--- start of Data to process ---

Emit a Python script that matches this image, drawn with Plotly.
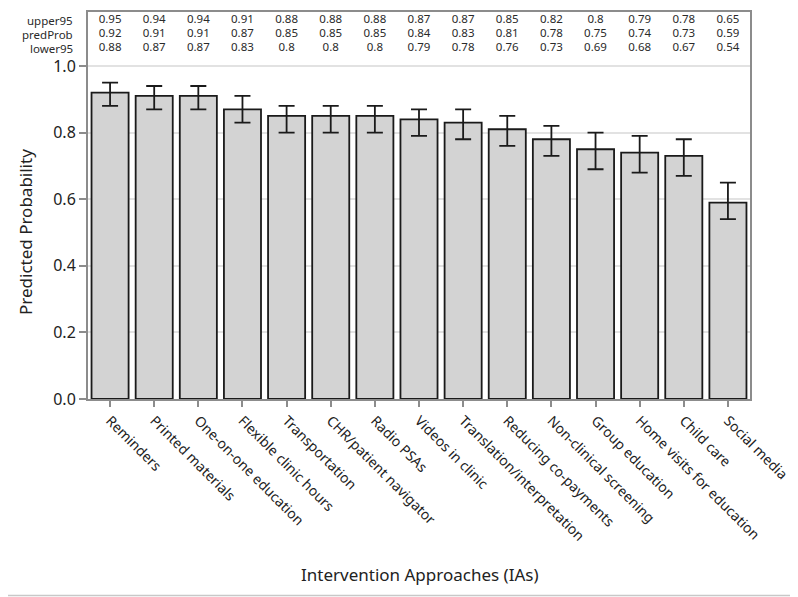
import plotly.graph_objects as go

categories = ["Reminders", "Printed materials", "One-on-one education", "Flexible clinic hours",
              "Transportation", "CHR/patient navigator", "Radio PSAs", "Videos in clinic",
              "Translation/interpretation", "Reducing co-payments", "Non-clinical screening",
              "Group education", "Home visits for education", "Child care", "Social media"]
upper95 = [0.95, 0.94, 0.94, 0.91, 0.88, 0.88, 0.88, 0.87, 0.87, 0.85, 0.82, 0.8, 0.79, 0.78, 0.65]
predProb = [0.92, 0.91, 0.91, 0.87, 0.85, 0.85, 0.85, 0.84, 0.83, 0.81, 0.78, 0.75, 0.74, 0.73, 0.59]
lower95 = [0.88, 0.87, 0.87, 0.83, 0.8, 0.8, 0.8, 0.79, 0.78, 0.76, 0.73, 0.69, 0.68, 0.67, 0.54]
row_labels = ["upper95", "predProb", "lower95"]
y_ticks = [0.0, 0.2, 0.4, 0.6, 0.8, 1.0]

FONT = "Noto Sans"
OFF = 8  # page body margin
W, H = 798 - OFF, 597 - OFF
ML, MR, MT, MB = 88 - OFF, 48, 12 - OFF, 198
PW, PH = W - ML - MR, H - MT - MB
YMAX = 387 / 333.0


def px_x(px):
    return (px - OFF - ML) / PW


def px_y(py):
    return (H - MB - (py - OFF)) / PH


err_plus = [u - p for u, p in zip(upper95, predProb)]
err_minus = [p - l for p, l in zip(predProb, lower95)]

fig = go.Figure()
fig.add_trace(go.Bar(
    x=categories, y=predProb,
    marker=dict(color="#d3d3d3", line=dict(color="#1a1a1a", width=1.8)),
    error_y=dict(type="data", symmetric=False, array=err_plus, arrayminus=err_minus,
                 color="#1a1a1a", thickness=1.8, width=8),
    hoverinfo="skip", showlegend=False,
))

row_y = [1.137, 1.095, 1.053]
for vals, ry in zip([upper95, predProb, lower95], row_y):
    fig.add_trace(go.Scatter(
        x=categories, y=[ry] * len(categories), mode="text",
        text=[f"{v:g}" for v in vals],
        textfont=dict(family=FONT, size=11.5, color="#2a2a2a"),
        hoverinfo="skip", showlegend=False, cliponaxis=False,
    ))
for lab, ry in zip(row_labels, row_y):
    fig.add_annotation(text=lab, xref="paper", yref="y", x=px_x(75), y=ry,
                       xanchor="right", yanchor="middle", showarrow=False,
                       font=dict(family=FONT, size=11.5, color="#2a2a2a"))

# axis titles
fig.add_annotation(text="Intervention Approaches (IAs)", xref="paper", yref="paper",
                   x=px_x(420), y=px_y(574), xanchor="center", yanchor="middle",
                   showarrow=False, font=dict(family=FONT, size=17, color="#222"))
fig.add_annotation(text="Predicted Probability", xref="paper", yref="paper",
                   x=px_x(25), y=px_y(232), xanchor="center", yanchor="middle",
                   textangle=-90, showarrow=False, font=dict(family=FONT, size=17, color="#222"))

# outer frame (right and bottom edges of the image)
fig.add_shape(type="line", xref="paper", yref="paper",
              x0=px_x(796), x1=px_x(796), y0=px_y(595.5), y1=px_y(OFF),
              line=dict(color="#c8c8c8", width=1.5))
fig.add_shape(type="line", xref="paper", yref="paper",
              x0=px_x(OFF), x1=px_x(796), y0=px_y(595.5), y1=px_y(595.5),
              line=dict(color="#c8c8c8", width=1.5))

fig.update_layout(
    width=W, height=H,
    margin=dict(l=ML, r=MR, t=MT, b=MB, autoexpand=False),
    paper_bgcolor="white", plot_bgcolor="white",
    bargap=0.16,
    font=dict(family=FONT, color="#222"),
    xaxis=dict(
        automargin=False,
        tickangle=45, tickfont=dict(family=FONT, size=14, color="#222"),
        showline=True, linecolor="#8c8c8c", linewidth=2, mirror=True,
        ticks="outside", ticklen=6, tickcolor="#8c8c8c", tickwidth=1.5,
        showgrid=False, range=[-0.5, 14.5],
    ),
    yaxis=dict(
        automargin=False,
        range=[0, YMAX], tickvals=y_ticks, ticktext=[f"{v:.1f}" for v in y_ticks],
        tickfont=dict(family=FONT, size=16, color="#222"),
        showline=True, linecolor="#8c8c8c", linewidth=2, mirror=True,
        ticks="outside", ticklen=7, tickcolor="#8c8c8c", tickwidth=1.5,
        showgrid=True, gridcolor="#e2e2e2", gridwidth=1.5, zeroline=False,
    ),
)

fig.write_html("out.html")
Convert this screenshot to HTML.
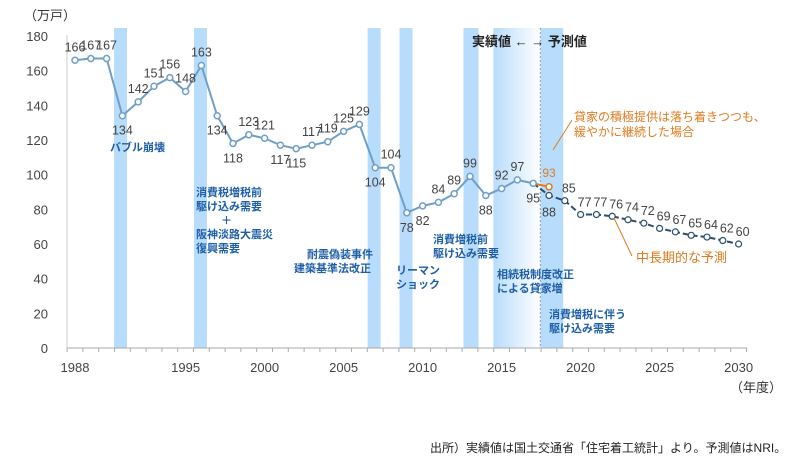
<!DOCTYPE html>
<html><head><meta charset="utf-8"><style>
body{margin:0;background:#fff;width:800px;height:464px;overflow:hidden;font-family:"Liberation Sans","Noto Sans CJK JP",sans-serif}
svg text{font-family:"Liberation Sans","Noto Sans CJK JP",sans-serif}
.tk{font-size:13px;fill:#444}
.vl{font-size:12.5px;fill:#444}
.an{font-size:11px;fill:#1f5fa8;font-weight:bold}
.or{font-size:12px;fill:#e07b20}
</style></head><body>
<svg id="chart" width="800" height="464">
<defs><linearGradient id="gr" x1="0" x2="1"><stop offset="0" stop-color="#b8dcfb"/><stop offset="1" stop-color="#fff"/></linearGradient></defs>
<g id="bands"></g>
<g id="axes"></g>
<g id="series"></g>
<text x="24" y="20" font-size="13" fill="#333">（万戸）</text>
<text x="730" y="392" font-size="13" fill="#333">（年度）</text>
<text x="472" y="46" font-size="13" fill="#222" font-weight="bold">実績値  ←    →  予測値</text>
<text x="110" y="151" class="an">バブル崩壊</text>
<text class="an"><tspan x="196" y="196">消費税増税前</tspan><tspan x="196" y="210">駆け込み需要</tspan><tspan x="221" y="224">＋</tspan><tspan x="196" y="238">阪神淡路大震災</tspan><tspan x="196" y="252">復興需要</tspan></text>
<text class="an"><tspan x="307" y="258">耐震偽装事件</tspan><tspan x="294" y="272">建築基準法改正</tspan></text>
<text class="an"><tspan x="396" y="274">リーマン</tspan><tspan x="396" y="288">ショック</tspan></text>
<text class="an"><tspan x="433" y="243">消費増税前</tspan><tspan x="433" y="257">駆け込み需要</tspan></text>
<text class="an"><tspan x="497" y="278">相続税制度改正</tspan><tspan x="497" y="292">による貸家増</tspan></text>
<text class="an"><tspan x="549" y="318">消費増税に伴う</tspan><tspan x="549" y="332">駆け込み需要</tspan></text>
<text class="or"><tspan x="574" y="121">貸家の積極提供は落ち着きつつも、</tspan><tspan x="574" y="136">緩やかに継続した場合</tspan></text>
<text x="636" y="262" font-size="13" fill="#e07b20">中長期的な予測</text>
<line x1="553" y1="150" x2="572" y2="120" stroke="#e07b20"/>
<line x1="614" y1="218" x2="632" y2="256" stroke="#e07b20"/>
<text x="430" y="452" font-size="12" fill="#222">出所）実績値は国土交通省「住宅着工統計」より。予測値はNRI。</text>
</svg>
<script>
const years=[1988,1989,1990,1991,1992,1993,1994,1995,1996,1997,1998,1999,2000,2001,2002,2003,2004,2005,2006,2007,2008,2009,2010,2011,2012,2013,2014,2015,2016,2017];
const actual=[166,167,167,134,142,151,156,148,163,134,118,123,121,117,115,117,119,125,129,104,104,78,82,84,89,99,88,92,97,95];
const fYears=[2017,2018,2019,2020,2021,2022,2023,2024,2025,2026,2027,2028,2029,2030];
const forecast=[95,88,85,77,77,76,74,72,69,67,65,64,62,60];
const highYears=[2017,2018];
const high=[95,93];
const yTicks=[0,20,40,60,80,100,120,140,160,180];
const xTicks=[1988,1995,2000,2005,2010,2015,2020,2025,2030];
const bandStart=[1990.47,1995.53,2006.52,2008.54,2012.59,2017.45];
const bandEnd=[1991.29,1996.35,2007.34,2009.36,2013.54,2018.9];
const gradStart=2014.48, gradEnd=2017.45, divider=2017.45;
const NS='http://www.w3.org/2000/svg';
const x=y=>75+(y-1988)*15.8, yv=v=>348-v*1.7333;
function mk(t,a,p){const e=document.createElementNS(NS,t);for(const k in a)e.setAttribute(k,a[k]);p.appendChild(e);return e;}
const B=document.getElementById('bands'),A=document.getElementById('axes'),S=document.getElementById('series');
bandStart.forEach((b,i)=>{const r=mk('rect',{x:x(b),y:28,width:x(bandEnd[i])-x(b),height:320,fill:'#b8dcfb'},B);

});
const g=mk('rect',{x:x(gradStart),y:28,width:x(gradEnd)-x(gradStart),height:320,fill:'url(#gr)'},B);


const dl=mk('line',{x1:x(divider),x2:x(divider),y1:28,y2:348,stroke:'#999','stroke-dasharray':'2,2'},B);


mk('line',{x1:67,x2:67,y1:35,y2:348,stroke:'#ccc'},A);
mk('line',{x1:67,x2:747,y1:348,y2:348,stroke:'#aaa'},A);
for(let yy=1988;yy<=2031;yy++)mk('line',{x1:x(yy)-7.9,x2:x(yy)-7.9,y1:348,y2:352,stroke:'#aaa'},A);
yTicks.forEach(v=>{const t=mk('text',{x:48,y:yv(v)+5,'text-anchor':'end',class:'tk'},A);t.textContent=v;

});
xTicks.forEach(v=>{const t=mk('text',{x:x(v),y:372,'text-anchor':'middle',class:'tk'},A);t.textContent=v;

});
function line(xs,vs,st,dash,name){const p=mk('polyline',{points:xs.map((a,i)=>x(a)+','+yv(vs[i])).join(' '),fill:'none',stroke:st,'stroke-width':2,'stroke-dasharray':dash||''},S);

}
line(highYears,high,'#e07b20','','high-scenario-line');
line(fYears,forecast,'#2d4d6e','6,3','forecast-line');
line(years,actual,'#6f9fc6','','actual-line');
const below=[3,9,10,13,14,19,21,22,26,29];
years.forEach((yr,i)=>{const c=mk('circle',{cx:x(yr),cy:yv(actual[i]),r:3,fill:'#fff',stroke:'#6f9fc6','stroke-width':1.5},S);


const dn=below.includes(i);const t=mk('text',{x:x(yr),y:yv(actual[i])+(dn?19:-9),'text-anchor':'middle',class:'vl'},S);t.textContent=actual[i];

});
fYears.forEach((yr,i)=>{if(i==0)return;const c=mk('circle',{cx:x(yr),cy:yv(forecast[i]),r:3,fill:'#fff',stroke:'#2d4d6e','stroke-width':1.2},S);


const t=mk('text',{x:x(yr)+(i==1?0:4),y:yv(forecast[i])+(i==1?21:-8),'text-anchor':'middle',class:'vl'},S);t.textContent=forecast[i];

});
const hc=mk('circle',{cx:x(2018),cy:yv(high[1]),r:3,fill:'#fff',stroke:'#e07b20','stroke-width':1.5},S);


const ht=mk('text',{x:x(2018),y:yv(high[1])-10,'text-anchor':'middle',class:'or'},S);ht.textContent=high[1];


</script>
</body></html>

--- end of Data to process ---

» **Exercise brief**
Take every line above carrying "script" and return it.

» **Task result**
Emit a Python script that matches this image, drawn with Plotly.
<script>
</script>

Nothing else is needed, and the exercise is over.